Ep. 119 (Part 1 of 2) | Many time award-winning poet Jane Hirshfield has spent her life steeped in poetry and spiritual practice. Here, we feel almost as if we’ve been invited into her kitchen to talk about life, love, and especially about poems and how they offer us various answers to the abiding questions: who are we, what are we, what is our relationship to each other, what must we be grateful toward? Jane describes poems as vessels of discovery and poetry as taking your understanding and putting it into a form that is holdable, retrievable, transmissible. Poems can also be keys to unlock our despair, she explains, creating a crack in the darkness, a re-entrance to the possibility of wholeness.
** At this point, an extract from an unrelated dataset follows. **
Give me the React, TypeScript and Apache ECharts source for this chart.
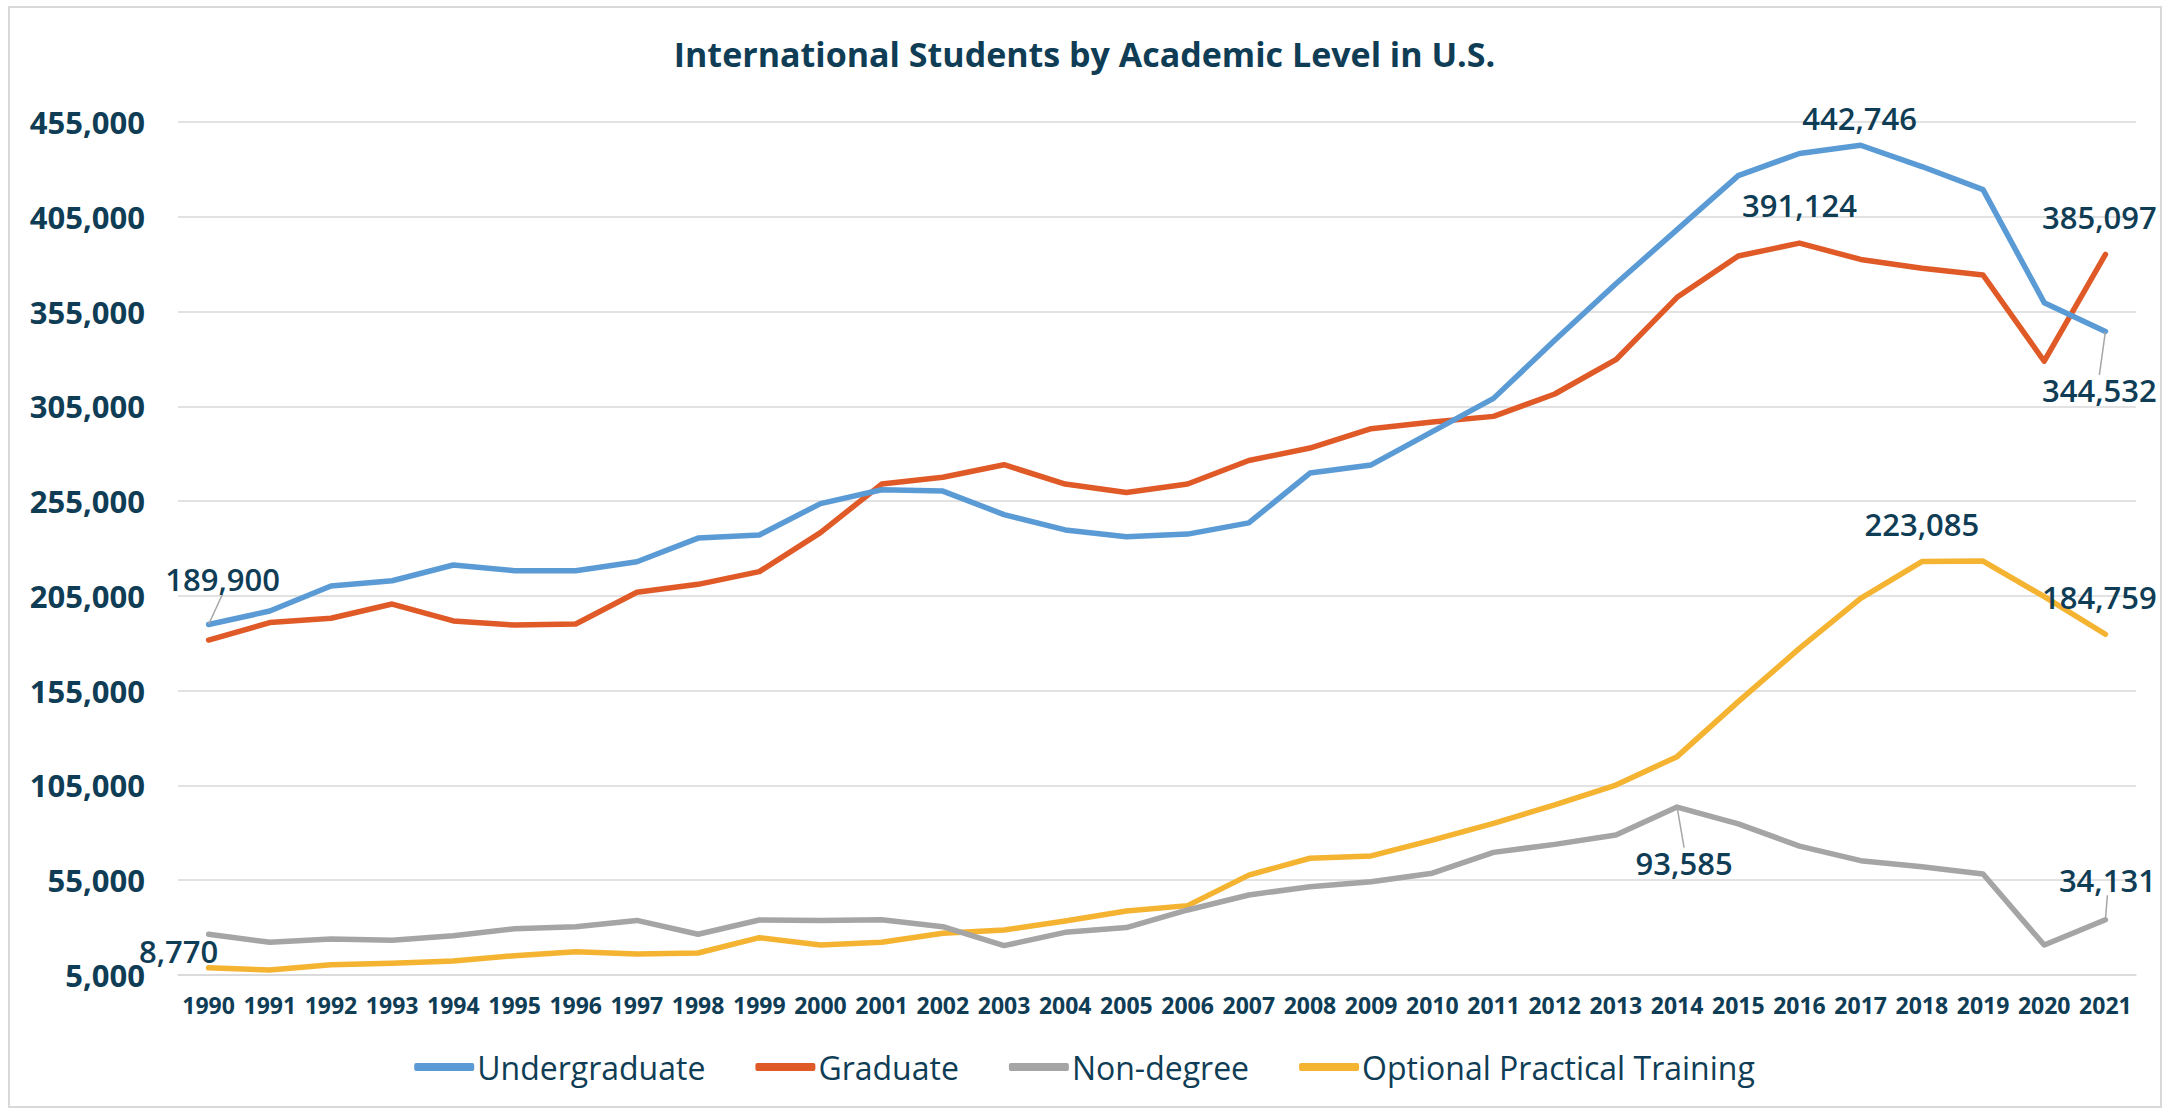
import React, { useEffect, useRef } from "react";
import * as echarts from "echarts";

const years = [
  "1990", "1991", "1992", "1993", "1994", "1995", "1996", "1997", "1998", "1999",
  "2000", "2001", "2002", "2003", "2004", "2005", "2006", "2007", "2008", "2009",
  "2010", "2011", "2012", "2013", "2014", "2015", "2016", "2017", "2018", "2019",
  "2020", "2021",
];

const undergraduate = [
  189900, 197000, 210200, 213000, 221300, 218300, 218300, 223000, 235500, 237100,
  253700, 261000, 260300, 247900, 239800, 236200, 237600, 243500, 269800, 274100,
  291700, 309200, 339800, 369700, 398200, 426700, 438400, 442746, 431500, 419300,
  359700, 344532,
];

const graduate = [
  181700, 190900, 193200, 200700, 191800, 189600, 190200, 206900, 211100, 217800,
  238400, 264000, 267600, 274200, 264000, 259500, 264000, 276400, 283000, 293200,
  296700, 299700, 311500, 329600, 362500, 384300, 391124, 382500, 377800, 374300,
  328800, 385097,
];

const nonDegree = [
  26500, 22300, 24000, 23300, 25700, 29400, 30500, 33800, 26500, 34000,
  33700, 34200, 30500, 20500, 27500, 30000, 39300, 47200, 51600, 54200,
  58700, 69700, 73900, 78900, 93585, 84700, 73000, 65300, 62100, 58300,
  20800, 34131,
];

const opt = [
  8770, 7600, 10400, 11200, 12400, 15200, 17300, 16100, 16600, 24700,
  20800, 22300, 27000, 28700, 33500, 38800, 41600, 57700, 66600, 67800,
  76200, 85000, 94700, 105200, 120200, 149200, 177300, 203700, 223085, 223400,
  204600, 184759,
];

const seriesNames = ["Undergraduate", "Graduate", "Non-degree", "Optional Practical Training"];
const seriesColors = ["#5B9BD5", "#E05A28", "#A5A5A5", "#F4B331"];

// labelled points: [dataIndex, dx, dy, showLeaderLine]
const labelSpecs: Array<Array<[number, number, number, boolean]>> = [
  [[0, 14, -46, true], [27, -1, -27, false], [31, -6, 59, true]],
  [[26, 0, -38, false], [31, -6, -38, false]],
  [[24, 7, 56, true], [31, 2, -40, true]],
  [[0, -30, -17, false], [28, 0, -38, false], [31, -6, -37, false]],
];

const TEXT = "#0F3D55";
const fmt = (v: number) => Number(v).toLocaleString("en-US");

export default function App() {
  const ref = useRef<HTMLDivElement>(null);

  useEffect(() => {
    if (!ref.current) return;
    const chart = echarts.init(ref.current, null, { renderer: "svg" });
    const allData = [undergraduate, graduate, nonDegree, opt];

    const series = allData.map((arr, si) => {
      const specs = labelSpecs[si];
      const data = arr.map((v, i) => {
        const spec = specs.find((s) => s[0] === i);
        if (!spec) return v;
        return {
          value: v,
          label: {
            show: true,
            position: "inside",
            formatter: (p: any) => fmt(p.value),
            color: TEXT,
            fontFamily: "Open Sans",
            fontWeight: 600,
            fontSize: 31,
            textBorderWidth: 0,
          },
          labelLine: { show: spec[3] },
        };
      });
      return {
        name: seriesNames[si],
        type: "line",
        data,
        symbol: "circle",
        symbolSize: 1,
        showSymbol: true,
        color: seriesColors[si],
        lineStyle: { width: 5.5, color: seriesColors[si], cap: "round", join: "round" },
        itemStyle: { color: seriesColors[si] },
        label: { show: false },
        labelLine: { show: true, lineStyle: { color: "#A6A6A6", width: 1.5 } },
        labelLayout: (p: any) => {
          const spec = specs.find((s) => s[0] === p.dataIndex);
          if (!spec) return {};
          return { dx: spec[1], dy: spec[2], hideOverlap: false };
        },
        emphasis: { disabled: true },
        z: 10 - si,
      };
    });

    chart.setOption({
      animation: false,
      backgroundColor: "#FFFFFF",
      title: {
        text: "International Students by Academic Level in U.S.",
        left: "center",
        top: 32,
        textStyle: { fontFamily: "Open Sans", fontWeight: "bold", fontSize: 34, color: TEXT },
      },
      legend: {
        data: seriesNames,
        left: "center",
        top: 1046,
        icon: "roundRect",
        itemWidth: 60,
        itemHeight: 8,
        itemGap: 50,
        textStyle: { fontFamily: "Open Sans", fontSize: 32, color: TEXT, padding: [0, 0, 0, -2] },
      },
      grid: { left: 178, right: 33, top: 122, bottom: 135 },
      xAxis: {
        type: "category",
        data: years,
        boundaryGap: true,
        axisTick: { show: false },
        axisLine: { show: true, lineStyle: { color: "#D9D9D9", width: 1.5 } },
        axisLabel: {
          interval: 0,
          margin: 18,
          fontFamily: "Open Sans",
          fontWeight: "bold",
          fontSize: 23,
          color: TEXT,
        },
      },
      yAxis: {
        type: "value",
        min: 5000,
        max: 455000,
        interval: 50000,
        axisLine: { show: false },
        axisTick: { show: false },
        splitLine: { lineStyle: { color: "#D9D9D9", width: 1.5 } },
        axisLabel: {
          margin: 33,
          formatter: (v: number) => fmt(v),
          fontFamily: "Open Sans",
          fontWeight: "bold",
          fontSize: 31,
          color: TEXT,
        },
      },
      graphic: [
        {
          type: "rect",
          silent: true,
          z: -10,
          shape: { x: 9, y: 7, width: 2152, height: 1100 },
          style: { fill: "none", stroke: "#D9D9D9", lineWidth: 2 },
        },
      ],
      series,
    });

    return () => chart.dispose();
  }, []);

  return (
    <div
      ref={ref}
      style={{ position: "absolute", left: 0, top: 0, width: 2169, height: 1110 }}
    />
  );
}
Jane’s sublime poetry is many-layered; the same poem might be about human love or peace between nations, about the end of love or the fact that love never dies. Jane shares that her lifetime of questioning (her most recent book of new and selected poetry is titled The Asking) has boiled down to one question: How can I serve?

An awareness of our interconnectedness with all beings, all of life, permeates her work, and Jane is driven to provoke action on contemporary, pressing issues of biosphere, peace, and justice, and help us navigate the tightrope between hope and despair. The conversation also turns to early feminism and the poetry of women mystics that Jane put together in a beautiful anthology called Women in Praise of the Sacred, covering 43 centuries of spiritual poetry by women. When asked about her longtime Zen practice, Jane said, “I needed to become more of a human being, understand a different way of living inside this life I had been given” to become a good poet. She tells us that both poetry and Zen are paths of discovery, exploration, and awareness, and both paths insist that we attend to this world fully. This is a warm, personal, deeply illuminating, and thought provoking conversation, and Jane reads several of her poems, revealing their depth and beauty. Recorded November 30, 2023.